1. Field of the Invention
The present invention relates to an organic electroluminescent display (OLED) device, and more particularly, to an OLED device including a heat-radiating means.
2. Discussion of the Related Art
Until a recent date, cathode ray tube (CRT) devices have been mainly used as display devices. However, recently, flat panel display devices, such as plasma display panel (PDP) devices, liquid crystal display (LCD) devices and organic electroluminescent display (OLED) devices, have been widely researched and used.
Among the flat panel display devices, organic electroluminescent display (OLED) devices have the advantages of slimness and lightweight because OLED devices are self-luminescent and do not require an additional light source differently from liquid crystal display (LCD) devices.
In addition, as compared to LCD devices, the OLED devices have excellent contrast ratios, wide viewing angles and a short response time. The OLED devices are advantageous in power consumption and are driven by low direct current (DC) voltages. Since the OLED devices solid state devices, the OLEDs sufficiently withstand external impact and have greater operational temperature ranges. Furthermore, due to their simple fabricating process, the fabrication costs of the OLED devices are low when compared with those of LCD devices.
The OLED devices are classified into a passive matrix type and an active matrix type. In the passive matrix type, scan lines and signal lines cross each other to form diodes in a matrix shape. On the other hand, in the active matrix type, a switching thin film transistor for turning on/off a pixel, a driving thin film transistor for flowing currents, and a capacitor for maintaining voltages applied to the driving thin film transistor during a frame are formed at each pixel. The passive matrix type devices have limitations on the display resolution, power consumption, lifetime, and so on, and the active matrix type devices has been researched and developed because of their low power consumption, high definition and large-sized possibility.
The OLED devices are commonly categorized as top emission-type and bottom emission-type according to a direction of the emitted light. The bottom emission-type devices have advantages in the stability and fabrication method. However, it is difficult to adopt the bottom emission-type devices into high definition products because of their restricted aperture ratio. Accordingly, the top emission-type devices have been widely used for high definition and high aperture ratio products.
FIG. 1 is a cross-sectional view illustrating an active matrix type OLED panel according to the related art. The related art OLED panel is a top emission-type.
In FIG. 1, the OLED panel 10 includes a first substrate 1 and a second substrate 2 facing the first substrate 1. The first and second substrates 1 and 2 are spaced apart from each other and are attached such that a seal pattern 20 seals edges thereof
More particularly, a driving thin film transistor DTr is formed at each pixel region P on the first substrate 1, and a connection electrode 3 is connected to the driving thin film transistor DTr.

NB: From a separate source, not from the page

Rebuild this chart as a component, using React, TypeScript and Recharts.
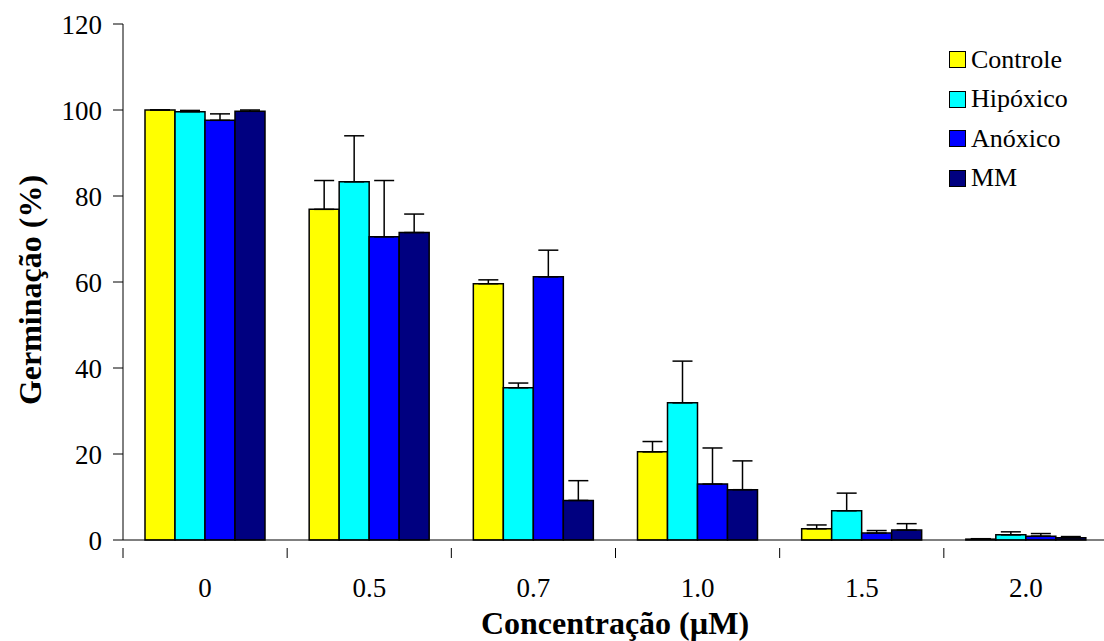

A first electrode 5, an organic luminescent layer 7 on the first electrode 5, and a second electrode 9 on the organic luminescent layer 7 are formed on an inner surface of the second substrate 2 facing the first substrate 1. The organic luminescent layer 7 emits a predetermined color light at each pixel region P. A partition wall (not shown) may be formed between adjacent pixel regions P on the first electrode 5. When the partition wall is formed, the organic luminescent layer 7 and the second electrode 9 may be patterned and separated at each pixel region P without a patterning process.
In general, to show red, green or blue color, the organic luminescent layer 7 may include organic materials emitting red, green and blue and patterned at the pixel regions.
The first and second electrodes 5 and 9 and the organic luminescent layer 7 constitute an organic light-emitting diode E. In the OLED panel having the above mentioned structure, the first electrode 5 functions as a cathode electrode, and the second electrode 9 serves as an anode electrode.
The driving thin film transistor DTr on the first substrate 1 is electrically connected to the organic light-emitting diode E on the second substrate 2 through a connection pattern 11.
The connection pattern 11 connects the organic light-emitting diode E and the driving thin film transistor DTr across a gap between the first and second substrates 1 and 2.
Here, the second substrate 2 may be omitted to provide a flexible OLED device.
However, in the OLED panel 10, the lifespan may be rapidly decreased due to degradation of the driving thin film transistor DTr and heats generated when the OLED panel 10 is driven.
To solve the problem, various heat-radiating means have been suggested, and for example, a fan or heat pipe is added to a modularizing tool of the OLED panel. This heat-radiating means have some disadvantages. That is, the heat-radiating means has relatively weak effects for costs, and the structure and setting-up are complicated. In addition, the heat-radiating means increases the weight and thickness of the display device.